My friend and I take our leave, stepping into a light rain. I want to tell the woman something, but the language divide is too great now; we're reduced to fruitless gesturing. Later, in Australia, I will pull down a Vietnamese dictionary and find the word I was looking for. "Dep" - beautiful. Your home is beautiful.
Lance Richardson travelled courtesy of China Southern Airlines.

FAST FACTS
Getting there
China Southern Airlines has a fare to Hanoi, from Sydney and Melbourne, for about $800 low-season return, including tax. Fly to Guangzhou (about 10hr) and then to Hanoi (2hr); see flychinasouthern.com. This fare allows you to fly back from another Vietnamese city. From Hanoi, Lao Cai is reached by an overnight train. Each carriage is owned by a private company, meaning quality varies, from the high-end Victoria Express sleeper to the state-run (but comfortable) Vietnamese Railway. Research well and avoid the Pumpkin Train.
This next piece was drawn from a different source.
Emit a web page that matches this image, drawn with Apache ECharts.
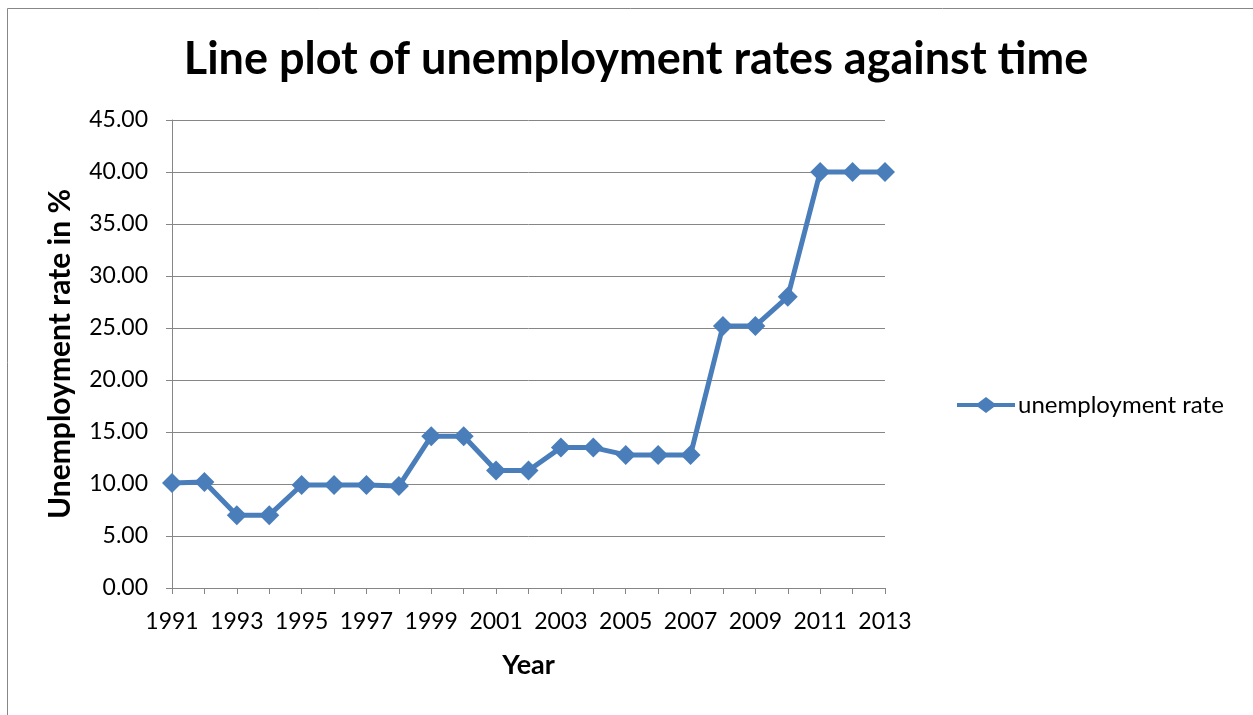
<!DOCTYPE html>
<html>
<head>
<meta charset="utf-8">
<script src="https://cdn.jsdelivr.net/npm/echarts@6/dist/echarts.min.js"></script>
<style>html,body{margin:0;padding:0;background:#fff;}#c{width:1253px;height:715px;}</style>
</head>
<body>
<div id="c"></div>
<script>
var years = ['1991','1992','1993','1994','1995','1996','1997','1998','1999','2000','2001','2002','2003','2004','2005','2006','2007','2008','2009','2010','2011','2012','2013'];
var unemploymentRate = [10.1,10.2,7.0,7.0,9.9,9.9,9.9,9.8,14.6,14.6,11.3,11.3,13.5,13.5,12.8,12.8,12.8,25.2,25.2,28.0,40.0,40.0,40.0];
var seriesName = 'unemployment rate';
var titleText = 'Line plot of unemployment rates against time';
var xName = 'Year';
var yName = 'Unemployment rate in %';

var font = 'Lato, "Open Sans", sans-serif';
var chart = echarts.init(document.getElementById('c'));
chart.setOption({
  animation: false,
  graphic: [{type:'rect', shape:{x:7.5,y:8.5,width:1300,height:800}, style:{fill:'none', stroke:'#878787', lineWidth:1}}],
  title: {text: titleText, left: 631, top: 32, textAlign: 'center',
    textStyle: {fontFamily: font, fontWeight: 'bold', fontSize: 45, color: '#000'}},
  legend: {data:[{name: seriesName, icon: 'path://M0,6 L21,6 L29,0 L37,6 L58,6 L58,10 L37,10 L29,16 L21,10 L0,10 Z'}],
    left: 952, top: 388, itemWidth: 58, itemHeight: 16, itemGap: 3,
    textStyle: {fontFamily: font, fontSize: 24, color:'#000', padding:[0,0,0,-2]}},
  grid: {left: 172, right: 1253-885, top: 120, bottom: 715-588, containLabel: false},
  xAxis: {type:'category', data: years, boundaryGap: false, name: xName, nameLocation:'middle', nameGap: 64,
    nameTextStyle: {fontFamily: font, fontWeight:'bold', fontSize: 27, color:'#000'},
    axisLine: {lineStyle:{color:'#868686', width:1}},
    axisTick: {show:true, interval:0, length:6, lineStyle:{color:'#868686'}},
    axisLabel: {interval:1, fontFamily: font, fontSize: 23, color:'#000', margin: 22},
    splitLine: {show:false}},
  yAxis: {type:'value', min:0, max:45, interval:5, name: yName, nameLocation:'middle', nameGap: 97,
    nameTextStyle: {fontFamily: font, fontWeight:'bold', fontSize: 30, color:'#000'},
    axisLine: {show:true, lineStyle:{color:'#868686', width:1}},
    axisTick: {show:true, length:6, lineStyle:{color:'#868686'}},
    axisLabel: {fontFamily: font, fontSize: 23, color:'#000', margin: 24, formatter: function(v){return v.toFixed(2);}},
    splitLine: {show:true, lineStyle:{color:'#868686', width:1}}},
  series: [{name: seriesName, type:'line', data: unemploymentRate, symbol:'diamond', symbolSize: 20,
    lineStyle:{color:'#4a7ebb', width:5}, itemStyle:{color:'#4a7ebb'}}]
});
</script>
</body>
</html>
Tickets can be bought at the station, though it is advisable to book ahead through a Hanoi hotel or travel agent. See seat61.com/Vietnam. Bac Ha is a one-hour bus ride from Lao Cai.

Staying there
Ngan Na 2 Hotel, just off the first town square in Bac Ha, is inexpensive and well run. See nganngabacha.com.

While there
Ngan Na 2 Hotel has a custom-made booklet with walks ranging from one to four days. Our two-night stay with Phula and Tay families cost $US30 a person a day, all inclusive. Take extra water and good shoes.
The Bac Ha market is held every Sunday. Arrive the night before as it begins about dawn.